A l'aube des vacances d'été, la cheffe de la sécurité internet de la plateforme néerlandaise de réservation d'hôtels Booking recommande de se méfier des escroqueries réalisées à l'aide d'intelligences artificielles (IA) surpuissantes. Marnie Wilking, responsable de la sécurité de l'information chez Booking, estime que l'IA générative a provoqué une explosion des escroqueries via le «phishing» («hameçonnage» en anglais) et que le secteur de l'hôtellerie et de la restauration, longtemps épargné, est également devenu une cible.
«Depuis un an et demi, toutes industries confondues, on constate une augmentation de 500 à 900% des attaques, notamment de "phishing", dans le monde entier», indique Mme Wilking à l'AFP en marge de la conférence technologique Collision à Toronto. Le «phishing» consiste en un vol d'identité ou d'informations confidentielles (codes d'accès, coordonnées bancaires...) par subterfuge, via un lien contenu dans un courrier électronique.

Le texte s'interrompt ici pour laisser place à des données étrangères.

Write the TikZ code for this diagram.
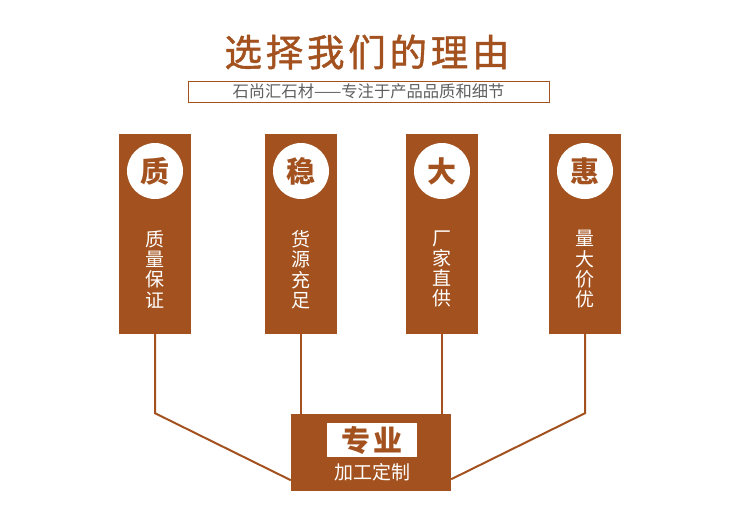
\documentclass[tikz,border=0pt]{standalone}
\usepackage{fontspec}
\setmainfont{Noto Sans CJK SC}
\usetikzlibrary{positioning}
\definecolor{rust}{RGB}{163,82,31}
\definecolor{slate}{RGB}{95,95,95}

\begin{document}
\begin{tikzpicture}[
  x=1pt,y=-1pt,
  pillar/.style={
    fill=rust,
    minimum width=72pt,
    minimum height=200pt,
    inner sep=0pt
  },
  badge/.style={
    circle,
    fill=white,
    minimum size=56pt,
    inner sep=0pt,
    text=rust,
    font=\fontsize{29}{29}\selectfont\bfseries
  },
  motto/.style={
    text=white,
    align=center,
    inner sep=0pt,
    font=\fontsize{19}{20.3}\selectfont
  },
  link/.style={rust,line width=2pt}
]
  \useasboundingbox (0,0) rectangle (750,530);

  \node[text=rust,font=\fontsize{37.5}{37.5}\selectfont\addfontfeature{LetterSpace=10,FakeBold=1.2}] (title) at (367,52) {选择我们的理由};
  \node[draw=rust,line width=1pt,minimum width=361pt,minimum height=21pt,inner sep=0pt,
    text=slate,font=\fontsize{16.3}{16.3}\selectfont] (subtitle) at (368.5,91.5) {石尚汇石材——专注于产品品质和细节};

  \node[pillar] (col1) at (155,234) {};
  \node[badge,below=9pt of col1.north] (circ1) {质};
  \node[motto,below=31pt of circ1] (text1) {质\\量\\保\\证};

  \node[pillar] (col2) at (301,234) {};
  \node[badge,below=9pt of col2.north] (circ2) {稳};
  \node[motto,below=31pt of circ2] (text2) {货\\源\\充\\足};

  \node[pillar] (col3) at (442,234) {};
  \node[badge,below=9pt of col3.north] (circ3) {大};
  \node[motto,below=31pt of circ3] (text3) {厂\\家\\直\\供};

  \node[pillar] (col4) at (585,234) {};
  \node[badge,below=9pt of col4.north] (circ4) {惠};
  \node[motto,below=31pt of circ4] (text4) {量\\大\\价\\优};

  \node[fill=rust,minimum width=160pt,minimum height=77pt,inner sep=0pt] (spec) at (371,452.5) {};
  \node[fill=white,minimum width=90pt,minimum height=34pt,inner sep=0pt,text=rust,
    font=\fontsize{29}{29}\selectfont\bfseries] (specTag) at (372,440) {专\hspace{4pt}业};
  \node[text=white,inner sep=0pt,font=\fontsize{19}{19}\selectfont] (specText) at (372,472) {加工定制};

  \draw[link] (col1.south) -- ++(0,79) -- ([yshift=11pt]spec.south west);
  \draw[link] (col4.south) -- ++(0,79) -- ([yshift=12pt]spec.south east);
  \draw[link] (col2.south) -- (col2.south |- spec.north);
  \draw[link] (col3.south) -- (col3.south |- spec.north);
\end{tikzpicture}
\end{document}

Un système d'authentification est simulé par un utilisateur malveillant, usurpant l'identité d'organismes officiels, comme les banques, les plateformes de livraison ou les autorités douanières. L'objectif est de convaincre la victime de visiter le site frauduleux — qui ressemble au site authentique — pour qu'elle y rentre des informations confidentielles.
Influence de ChatGPT
Les sites web de voyage peuvent constituer une mine d'or pour les escrocs qui pratiquent le hameçonnage, car les voyageurs doivent souvent communiquer les détails de leur carte de crédit ou télécharger une pièce d'identité. Si le hameçonnage existait déjà à travers la messagerie électronique, cette experte relève que «l'augmentation a commencé peu après le lancement de ChatGPT», fin 2022, qui génère des contenus sur simple requête en langage courant.
Les pirates informatiques «utilisent sans aucun doute l'intelligence artificielle pour lancer des attaques qui imitent les courriels bien mieux que tout ce qu'ils ont fait jusqu'à présent», estime Mme Wilking. Grâce aux outils d'IA générative, les escrocs peuvent désormais travailler dans plusieurs langues et avec une meilleure grammaire qu'auparavant, selon Mme Wilking. Pour rendre service à un soi-disant client, un hôtelier «ouvrira probablement la pièce jointe», qui est en réalité un logiciel malveillant, qui «profite de la nature serviable» du secteur.
Pour rester en sécurité, les voyageurs et les hôtes devraient s'inscrire à l'authentification à deux facteurs lorsqu'ils surfent sur internet. En plus de fournir un nom d'utilisateur et un mot de passe, l'authentification à deux facteurs exige que les utilisateurs vérifient leur identité par le biais d'un facteur supplémentaire, tel qu'un code à usage unique envoyé à leur appareil mobile ou généré par une application d'authentification.
Coopération étroite entre les acteurs du secteur
«Je sais que cela peut être un peu pénible à mettre en place», admet cette experte, estimant que cette étape supplémentaire «reste de loin le meilleur moyen de lutter contre le "phishing" et le vol de données d'identification». «Ne cliquez sur rien qui vous semble suspect» et «si vous avez le moindre doute, appelez la propriété, les hôtes et le service clientèle», conseille-t-elle.
Pour Marnie Wilking, le site de Booking et d'autres acteurs majeurs du secteur coopèrent étroitement en s'appuyant de plus en plus sur l'IA dans cette lutte, qui contribue par exemple à déjouer la prolifération de fausses propriétés sur les plateformes publiées à un prix bien en deçà du marché.
«Nous avons mis en place des modèles d'intelligence artificielle pour détecter ces arnaques et soit les empêcher dès le début, soit les supprimer avant qu'il n'y ait de réservations», explique cette femme aux lunettes rondes colorées. Encore marginaux pour l'instant, les sites de voyage ont vu se multiplier les acteurs étatiques présumés - qui seraient la Russie et la Chine -, accusés de mener des actes de malveillance en ligne ou d'espionner les clients. «Pourquoi un État-nation s'en prendrait-il à une chaîne hôtelière ? S'il s'agit d'une chaîne d'hôtels qu'il sait fréquentée par un sénateur américain, pourquoi ne s'en prendrait-il pas à elle ?», pointe-t-elle.